### GIVEN INFORMATION
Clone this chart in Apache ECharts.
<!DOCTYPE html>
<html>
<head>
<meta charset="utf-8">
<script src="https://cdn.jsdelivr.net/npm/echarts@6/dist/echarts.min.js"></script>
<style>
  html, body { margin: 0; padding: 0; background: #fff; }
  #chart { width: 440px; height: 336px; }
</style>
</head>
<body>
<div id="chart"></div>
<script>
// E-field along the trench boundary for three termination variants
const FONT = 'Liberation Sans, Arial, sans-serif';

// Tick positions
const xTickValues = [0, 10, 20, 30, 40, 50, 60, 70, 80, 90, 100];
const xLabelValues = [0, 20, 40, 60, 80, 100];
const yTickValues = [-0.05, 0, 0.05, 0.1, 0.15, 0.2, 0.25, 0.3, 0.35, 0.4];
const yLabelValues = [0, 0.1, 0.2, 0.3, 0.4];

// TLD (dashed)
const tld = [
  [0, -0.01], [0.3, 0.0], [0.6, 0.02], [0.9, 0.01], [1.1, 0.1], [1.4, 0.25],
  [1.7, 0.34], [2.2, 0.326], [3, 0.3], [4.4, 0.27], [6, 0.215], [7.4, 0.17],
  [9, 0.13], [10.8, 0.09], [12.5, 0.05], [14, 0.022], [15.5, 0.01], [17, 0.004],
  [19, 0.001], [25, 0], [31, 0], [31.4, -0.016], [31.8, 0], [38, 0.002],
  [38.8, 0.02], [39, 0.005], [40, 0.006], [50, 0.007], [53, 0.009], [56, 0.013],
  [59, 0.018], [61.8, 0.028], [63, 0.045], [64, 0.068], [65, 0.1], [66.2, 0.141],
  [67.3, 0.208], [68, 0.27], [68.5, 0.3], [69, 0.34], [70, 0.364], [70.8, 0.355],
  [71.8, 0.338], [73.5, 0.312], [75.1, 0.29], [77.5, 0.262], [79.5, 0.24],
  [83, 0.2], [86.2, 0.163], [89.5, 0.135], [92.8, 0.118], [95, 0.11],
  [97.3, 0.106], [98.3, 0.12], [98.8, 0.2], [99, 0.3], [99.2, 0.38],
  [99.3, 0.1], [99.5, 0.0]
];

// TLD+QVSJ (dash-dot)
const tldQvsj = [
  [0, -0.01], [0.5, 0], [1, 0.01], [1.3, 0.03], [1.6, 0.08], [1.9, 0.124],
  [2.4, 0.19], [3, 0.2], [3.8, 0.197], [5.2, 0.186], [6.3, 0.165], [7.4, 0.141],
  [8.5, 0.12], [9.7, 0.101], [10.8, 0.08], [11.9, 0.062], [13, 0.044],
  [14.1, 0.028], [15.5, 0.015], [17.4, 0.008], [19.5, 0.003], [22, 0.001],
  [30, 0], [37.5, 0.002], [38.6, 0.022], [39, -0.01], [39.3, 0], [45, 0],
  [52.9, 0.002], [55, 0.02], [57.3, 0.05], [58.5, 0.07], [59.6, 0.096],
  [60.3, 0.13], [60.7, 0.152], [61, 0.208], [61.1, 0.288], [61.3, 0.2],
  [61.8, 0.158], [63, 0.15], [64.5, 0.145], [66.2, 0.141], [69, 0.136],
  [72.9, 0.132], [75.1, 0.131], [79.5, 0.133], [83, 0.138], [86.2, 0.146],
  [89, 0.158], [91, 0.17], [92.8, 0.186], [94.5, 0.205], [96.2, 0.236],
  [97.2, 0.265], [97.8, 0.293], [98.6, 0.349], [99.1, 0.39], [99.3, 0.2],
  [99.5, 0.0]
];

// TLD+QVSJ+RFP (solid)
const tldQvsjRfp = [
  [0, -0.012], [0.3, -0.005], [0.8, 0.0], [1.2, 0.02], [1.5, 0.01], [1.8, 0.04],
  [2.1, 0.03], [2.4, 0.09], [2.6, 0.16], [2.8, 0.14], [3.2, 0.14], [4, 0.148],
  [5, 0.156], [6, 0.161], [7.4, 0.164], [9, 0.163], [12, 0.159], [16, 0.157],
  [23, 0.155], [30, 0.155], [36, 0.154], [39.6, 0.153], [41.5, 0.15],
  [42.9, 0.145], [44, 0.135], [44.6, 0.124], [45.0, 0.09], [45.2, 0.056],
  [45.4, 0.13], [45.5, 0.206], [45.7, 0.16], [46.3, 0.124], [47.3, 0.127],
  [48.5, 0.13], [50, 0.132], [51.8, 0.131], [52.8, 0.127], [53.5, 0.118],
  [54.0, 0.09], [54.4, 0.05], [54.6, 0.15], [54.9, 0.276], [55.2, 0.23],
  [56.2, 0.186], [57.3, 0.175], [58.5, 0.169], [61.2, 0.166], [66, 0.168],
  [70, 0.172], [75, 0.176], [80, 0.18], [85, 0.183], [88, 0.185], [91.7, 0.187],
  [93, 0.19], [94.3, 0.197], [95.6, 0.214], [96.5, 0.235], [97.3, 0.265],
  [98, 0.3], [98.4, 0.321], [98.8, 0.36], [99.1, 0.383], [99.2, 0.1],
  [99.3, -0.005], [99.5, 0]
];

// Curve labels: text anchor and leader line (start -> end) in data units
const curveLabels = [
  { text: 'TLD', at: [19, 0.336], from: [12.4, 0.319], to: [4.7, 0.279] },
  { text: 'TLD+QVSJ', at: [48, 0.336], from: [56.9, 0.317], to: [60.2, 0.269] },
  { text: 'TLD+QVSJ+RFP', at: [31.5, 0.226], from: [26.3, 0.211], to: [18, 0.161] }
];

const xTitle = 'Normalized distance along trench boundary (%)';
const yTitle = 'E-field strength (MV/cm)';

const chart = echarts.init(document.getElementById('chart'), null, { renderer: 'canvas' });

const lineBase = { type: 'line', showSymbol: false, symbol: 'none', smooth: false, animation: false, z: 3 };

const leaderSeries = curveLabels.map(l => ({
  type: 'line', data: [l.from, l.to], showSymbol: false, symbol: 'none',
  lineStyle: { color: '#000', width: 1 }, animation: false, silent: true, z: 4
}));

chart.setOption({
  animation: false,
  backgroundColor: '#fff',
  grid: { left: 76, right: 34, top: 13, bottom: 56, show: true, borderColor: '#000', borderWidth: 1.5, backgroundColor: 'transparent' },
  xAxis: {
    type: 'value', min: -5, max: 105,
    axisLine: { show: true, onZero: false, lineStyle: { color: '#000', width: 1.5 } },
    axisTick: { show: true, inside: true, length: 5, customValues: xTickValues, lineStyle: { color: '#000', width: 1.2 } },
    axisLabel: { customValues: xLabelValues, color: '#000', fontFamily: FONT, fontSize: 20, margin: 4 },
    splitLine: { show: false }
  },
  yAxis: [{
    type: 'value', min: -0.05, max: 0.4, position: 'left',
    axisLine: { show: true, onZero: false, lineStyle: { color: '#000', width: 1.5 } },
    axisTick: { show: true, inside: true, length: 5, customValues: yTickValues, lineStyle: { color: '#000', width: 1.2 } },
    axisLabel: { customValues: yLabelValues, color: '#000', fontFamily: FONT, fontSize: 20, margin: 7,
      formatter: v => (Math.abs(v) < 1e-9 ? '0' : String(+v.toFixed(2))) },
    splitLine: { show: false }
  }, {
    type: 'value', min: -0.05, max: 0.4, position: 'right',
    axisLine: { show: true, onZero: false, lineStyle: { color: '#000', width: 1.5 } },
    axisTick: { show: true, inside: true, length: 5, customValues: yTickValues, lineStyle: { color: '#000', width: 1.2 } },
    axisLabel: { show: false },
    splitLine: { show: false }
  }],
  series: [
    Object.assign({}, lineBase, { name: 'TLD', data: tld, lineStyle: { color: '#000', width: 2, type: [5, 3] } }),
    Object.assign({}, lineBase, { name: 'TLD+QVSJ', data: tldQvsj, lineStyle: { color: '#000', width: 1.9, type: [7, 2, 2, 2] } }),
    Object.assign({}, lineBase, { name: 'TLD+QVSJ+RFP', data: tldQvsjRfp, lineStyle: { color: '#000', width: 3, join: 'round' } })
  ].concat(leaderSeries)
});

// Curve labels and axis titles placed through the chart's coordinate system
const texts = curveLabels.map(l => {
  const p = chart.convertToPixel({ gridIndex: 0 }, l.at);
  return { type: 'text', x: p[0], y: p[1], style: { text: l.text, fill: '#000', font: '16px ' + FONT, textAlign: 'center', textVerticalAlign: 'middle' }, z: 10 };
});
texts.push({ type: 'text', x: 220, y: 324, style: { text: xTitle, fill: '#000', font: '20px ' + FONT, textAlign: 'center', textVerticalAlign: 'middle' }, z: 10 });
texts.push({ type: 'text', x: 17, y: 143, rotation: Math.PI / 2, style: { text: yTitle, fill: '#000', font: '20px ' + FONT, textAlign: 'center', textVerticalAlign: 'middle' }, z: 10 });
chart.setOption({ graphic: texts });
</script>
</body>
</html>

### DO THIS
Extract the lines above, from the first one through the one containing "const yLabelValues = [0, 0.1, 0.2, 0.3, 0.4];", and return only those, unchanged.

### CORRECT OUTPUT
Clone this chart in Apache ECharts.
<!DOCTYPE html>
<html>
<head>
<meta charset="utf-8">
<script src="https://cdn.jsdelivr.net/npm/echarts@6/dist/echarts.min.js"></script>
<style>
  html, body { margin: 0; padding: 0; background: #fff; }
  #chart { width: 440px; height: 336px; }
</style>
</head>
<body>
<div id="chart"></div>
<script>
// E-field along the trench boundary for three termination variants
const FONT = 'Liberation Sans, Arial, sans-serif';

// Tick positions
const xTickValues = [0, 10, 20, 30, 40, 50, 60, 70, 80, 90, 100];
const xLabelValues = [0, 20, 40, 60, 80, 100];
const yTickValues = [-0.05, 0, 0.05, 0.1, 0.15, 0.2, 0.25, 0.3, 0.35, 0.4];
const yLabelValues = [0, 0.1, 0.2, 0.3, 0.4];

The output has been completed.